The configurations most affected by the 2024–2026 secondary market correction were: oversized Birkins (35 and 40) in standard leathers, which had been bid up most aggressively during the 2021–2023 surge; lower condition grade pieces (B and below) across all configurations; and non-quota styles that had briefly traded at premiums during the peak demand period. Standard Birkin 30 and Kelly 28 in Togo and Epsom with PHW corrected but retained premiums above retail. Rare colors in the blue, pink, and jewel-tone families showed the most resilient premium retention through the correction period.
In 2026, the Hermès secondary market shows signs of stabilisation rather than full recovery to 2022–2023 peak levels. Premium compression appears to have reached a floor for top-tier configurations — Birkin 25 and 30 in Grade A condition, Kelly 25 Sellier, and rare color pieces are all holding or modestly recovering their premium positions on Vestiaire Collective and 1stDibs. The broader luxury resale market correction that affected multiple categories in 2024–2025 has partially resolved, and serious collector demand has returned to the Hermès quota bag segment. See our Birkin vs Kelly five-year value retention analysis for the longer-term value retention context.

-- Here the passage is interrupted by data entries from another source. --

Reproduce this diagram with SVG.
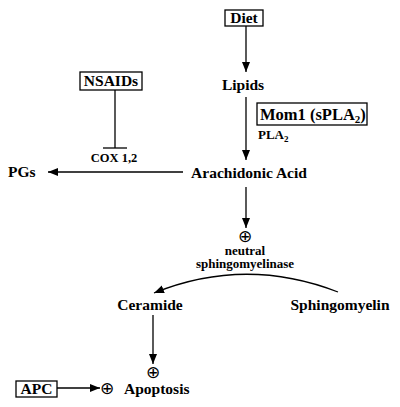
<svg xmlns="http://www.w3.org/2000/svg" width="400" height="407" viewBox="0 0 400 407">
<defs>
<marker id="ah" viewBox="0 0 10 10" refX="10" refY="5" markerWidth="10" markerHeight="10" markerUnits="userSpaceOnUse" orient="auto">
<path d="M0,1 L10,5 L0,9 Z" fill="#000"/>
</marker>
<style>
text{font-family:"Liberation Serif","Times New Roman",serif;font-weight:bold;fill:#000}
.l{font-size:15.5px}
.s{font-size:13px}
.c{text-anchor:middle}
.op{font-family:"DejaVu Sans",sans-serif;font-weight:normal;font-size:17px}
.box{fill:#fff;stroke:#000;stroke-width:1.3}
.ln{fill:none;stroke:#000;stroke-width:1.3}
</style>
</defs>
<rect width="400" height="407" fill="#fff"/>
<g id="connectors">
<line class="ln" x1="246" y1="26" x2="246" y2="72" marker-end="url(#ah)"/>
<line class="ln" x1="246" y1="97" x2="246" y2="160" marker-end="url(#ah)"/>
<line class="ln" x1="246" y1="187" x2="246" y2="228" marker-end="url(#ah)"/>
<line class="ln" x1="183" y1="172" x2="48" y2="172" marker-end="url(#ah)"/>
<line class="ln" x1="115" y1="90" x2="115" y2="148"/>
<line class="ln" x1="103" y1="148" x2="127" y2="148"/>
<path class="ln" d="M338,292 Q245,256 154,293" marker-end="url(#ah)"/>
<line class="ln" x1="153" y1="315" x2="153" y2="364" marker-end="url(#ah)"/>
<line class="ln" x1="57" y1="388" x2="100" y2="388" marker-end="url(#ah)"/>
</g>
<g id="diet"><rect class="box" x="225" y="10" width="38" height="16"/><text class="l c" x="244" y="23">Diet</text></g>
<g id="lipids"><text class="l c" x="243" y="90">Lipids</text></g>
<g id="mom1"><rect class="box" x="257" y="103" width="110" height="22"/><text x="260" y="120" style="font-size:16.5px">Mom1 (sPLA<tspan dy="3" style="font-size:11px">2</tspan><tspan dy="-3">)</tspan></text></g>
<g id="pla2"><text class="s" x="258" y="139">PLA<tspan dy="3" style="font-size:9px">2</tspan></text></g>
<g id="nsaids"><rect class="box" x="80" y="72" width="62" height="18"/><text class="l c" x="111" y="86">NSAIDs</text></g>
<g id="cox"><text class="c" x="114" y="162" style="font-size:12.5px">COX 1,2</text></g>
<g id="pgs"><text class="l" x="8" y="177">PGs</text></g>
<g id="aa"><text class="l c" x="249" y="178">Arachidonic Acid</text></g>
<g id="nsm"><text class="op c" x="245" y="242">⊕</text><text class="s c" x="245" y="254.5">neutral</text><text class="s c" x="245" y="268">sphingomyelinase</text></g>
<g id="ceramide"><text class="l c" x="150" y="310">Ceramide</text></g>
<g id="sphingomyelin"><text class="l c" x="340" y="310">Sphingomyelin</text></g>
<g id="apc"><rect class="box" x="16" y="381" width="41" height="16"/><text class="l c" x="36.5" y="394">APC</text></g>
<g id="apoptosis"><text class="op c" x="153" y="378">⊕</text><text class="op c" x="107" y="394">⊕</text><text class="l" x="124" y="394">Apoptosis</text></g>
</svg>
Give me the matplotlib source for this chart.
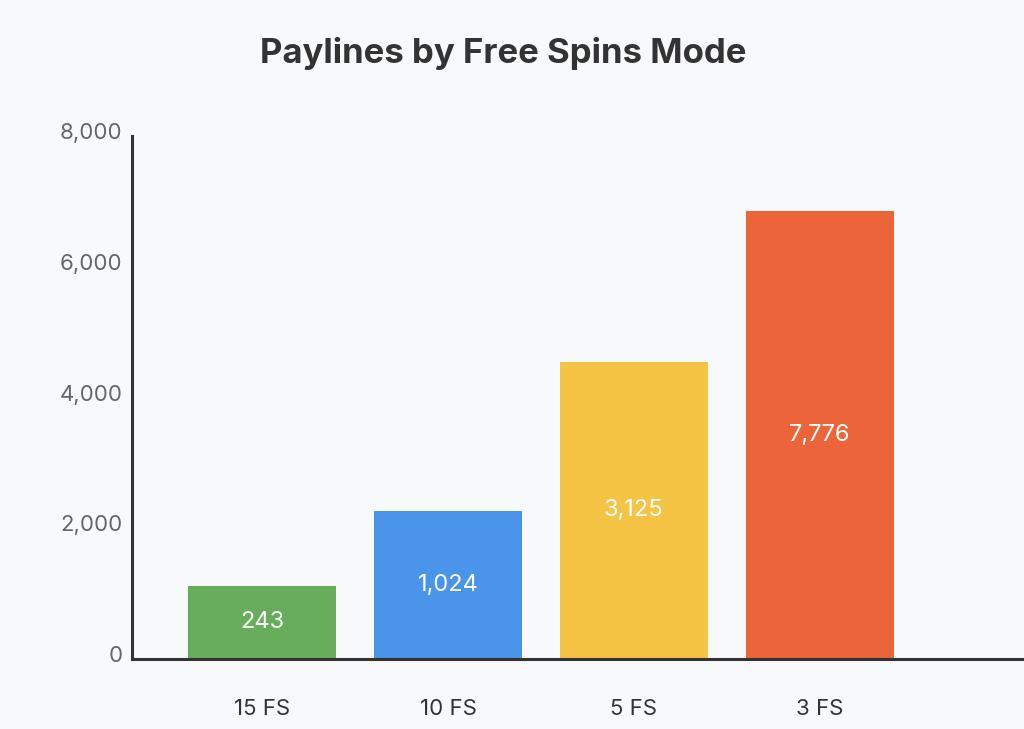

The sell-or-hold decision in 2026 depends primarily on three variables: your bag's condition grade, its configuration's position in the correction (whether it was heavily affected or relatively resilient), and whether continuing Hermès retail price increases are raising the floor faster than your premium is compressing. For Grade A Birkins in standard configurations, holding through the current stabilisation period is the stronger position — retail price increases continue to raise the floor, and the premium compression appears to have reached its trough for top-tier pieces. For lower condition grade or oversized configurations that were most heavily corrected, the calculus is less clear-cut.